The hikes in fuel and electricity tariffs spell a gloomy picture to the already lackluster economy with the agricultural sector bound to feel the heat the effectively if projections from the Namibia Agricultural Union (NAU) are anything to go by.
Speaking to Prime Focus Magazine, Namibia Agricultural Union (NAU) Assistant Manager, Jaco Hanekom, submits that the tariff hikes in electricity coupled with an increase in the cost of fuel would likely worsen the agricultural sector’s performance, which has projected a steady decline over the past two decades.
“Specifically for electricity, for the past ten years costs have increased by 336.59%, and now this is going to kick in the second quarter. If we update these statistics to the second quarter there is going to be another jump by 14%. The overall costs for farmers will near 400%,” says Hanekom.
Hanekom goes on to posit that these hikes put farmers in a precarious situation as they do not have any control of their expenses but having to face the difficult option of increasing production at a low expense.
“The farmers themselves do not have any control of their expenses, they will not be able to call for the reduction of the tariffs, but what they can do is to focus on their own activities bearing in mind that productivity has to be achieved at low costs,” he says.
However, Hanekom reasons that individual farmers who have not yet embraced the use of solar energy are bound to feel the effects of the steep electricity tariff hikes more.
Chairperson for the Steinhausen Farmers Association, Kay Dieter Rumpf, says that the ban on imports of live weaners into South Africa and the drop in prices for cattle, coupled with the rise in electricity tariffs have a boomerang effect that translates to job losses in the sector due to financial constraints.
“In general, any increases in our production has an impact on the current economic situation, regardless of whether one is a commercial or communal farmer. Any increases of any kind has a negative impact on the cost of production. The closure of borders for the export of live weaners to South Africa makes it even worse, the price of has dropped drastically by 30% on auctions for cattle in general, any increase of tariffs amounts to a loss of income which makes it a serious issue since employers will not be able to pay their workers,” he says.
Concurring with these sentiments, Principal Officer for the Agricultural Employers Association (AEA), Danie van Vuuren submits that the rising fuel and electricity costs comes as a shock to the agricultural sector which has reflected a bad performance in the last quarter.
He says the situation has come in to press hard on the farming community that is already reeling from the effects of extremely low rainfall and water scarcity.
“It is also came as a shock to the farming community because we are in a drought situation now. To get an increase three times the inflation rate is a shock because it is now an expense that you must cater for, and the income is just not there to absolve all these tariff increases,” says van Vuuren.

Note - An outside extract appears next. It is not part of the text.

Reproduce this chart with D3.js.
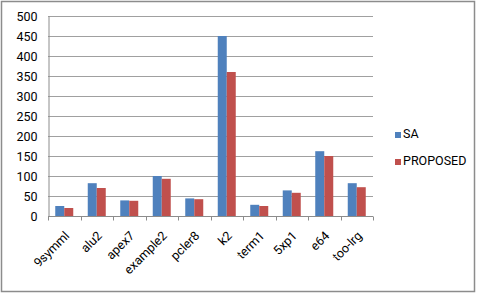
<!DOCTYPE html>
<html><head><meta charset="utf-8">
<script src="https://cdn.jsdelivr.net/npm/d3@7"></script>
<style>body{margin:0;background:#fff}text{font-family:Roboto,"Liberation Sans",Arial,sans-serif}</style>
</head><body><svg id="c" width="477" height="294"></svg>
<script>
const categories = ["9symml","alu2","apex7","example2","pcler8","k2","term1","5xp1","e64","too-lrg"];
const seriesNames = ["SA","PROPOSED"];
const saValues = [25,82,39,100,44,450,28,64,162,82];
const proposedValues = [20,70,38,93,42,360,25,58,150,72];
const yTicks = [0,50,100,150,200,250,300,350,400,450,500];
const colors = ["#4F81BD","#C0504D"];

(function(){
const svg = d3.select("#c");
svg.append("rect").attr("x",1.5).attr("y",1.5).attr("width",473).attr("height",290)
  .attr("fill","#fff").attr("stroke","#8c8c8c").attr("stroke-width",1.5);

const pl=48, pr=373, pt=16, pb=216;
const x = d3.scaleBand().domain(categories).range([pl,pr]);
const y = d3.scaleLinear().domain([0,500]).range([pb,pt]);
const xs = d3.scaleBand().domain(seriesNames).range([0,18]);

svg.append("g").selectAll("line").data(yTicks.filter(d=>d>0)).join("line")
  .attr("x1",pl).attr("x2",pr).attr("y1",d=>Math.round(y(d))+0.5).attr("y2",d=>Math.round(y(d))+0.5)
  .attr("stroke","#a0a0a0").attr("stroke-width",1);

const data = [saValues, proposedValues];
seriesNames.forEach((s,si)=>{
  svg.append("g").selectAll("rect").data(categories).join("rect")
    .attr("x",(c)=>x(c)+x.bandwidth()/2-9+xs(s))
    .attr("width",xs.bandwidth())
    .attr("y",(c,i)=>y(data[si][i]))
    .attr("height",(c,i)=>y(0)-y(data[si][i]))
    .attr("fill",colors[si]);
});

const ya = svg.append("g").attr("transform",`translate(${pl+0.5},0)`)
  .call(d3.axisLeft(y).tickValues(yTicks).tickSize(0).tickPadding(11));
ya.select(".domain").attr("stroke","#8c8c8c");
ya.selectAll("text").attr("font-size",12.5).attr("fill","#000");

const xa = svg.append("g").attr("transform",`translate(0,${pb+0.5})`);
xa.append("line").attr("x1",pl).attr("x2",pr).attr("stroke","#8c8c8c");
xa.selectAll("line.t").data(d3.range(categories.length+1)).join("line").attr("class","t")
  .attr("x1",i=>Math.round(pl+i*x.step())+0.5).attr("x2",i=>Math.round(pl+i*x.step())+0.5)
  .attr("y1",0).attr("y2",4).attr("stroke","#8c8c8c");
xa.selectAll("text").data(categories).join("text")
  .attr("transform",c=>`translate(${x(c)+x.bandwidth()/2+6},${20}) rotate(-45)`)
  .attr("text-anchor","end").attr("font-size",12.5).attr("fill","#000").text(c=>c);

const lg = svg.append("g");
seriesNames.forEach((s,i)=>{
  const ly = 138 + i*27;
  lg.append("rect").attr("x",395).attr("y",ly-6).attr("width",6).attr("height",6).attr("fill",colors[i]);
  lg.append("text").attr("x",403).attr("y",ly).attr("font-size",12.5).attr("fill","#000").text(s);
});
})();
</script></body></html>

Van Vuuren notes that the initial increase of 31% in electricity tariffs was met with disapproval by stakeholders from all the sectors of the economy as it posed a huge threat to its performance sectors, and although the Electricity Control Board (ECB) came to an agreement of 16%, the standing percentage increase of electricity puts a dent to the agricultural sector.
“Given the facts we got from ECB and Nampower, we understand the 16% percent (increase) that was approved, but it absolutely has a negative impact to the sector as it increases burdens on farmers,” he tells this publication in an exclusive interview.
However, Vuuren foresees many farmers having to be forced to embrace renewable sources of energy to cushion the agricultural sector from these economic shocks.
“What I definitely think farmers will do is they will definitely look at alternative energy sources. They will go back to wood, the donkey system for geysers instead of electricity because there was at some stage just before and then after independence that Nampower really took electricity lines to commercial farmers who then shared the costs,” he says.
Yet with the prevalent increases in tariffs year by year, Vuuren believes it was not prudent for farmers to get electricity all the way from the national power utility.
However, he consents to the dismantling Namibia’s over reliance on the southern African Power Pool as the costs came in time to bite hard on the economy
“What we must do is to decrease our dependency on power imports and promote energy generation from within Namibia like the approved Independent Power Producers, we have almost 550 days of sunshine, and that is a natural resource that is under-utilized in Namibia,” he says.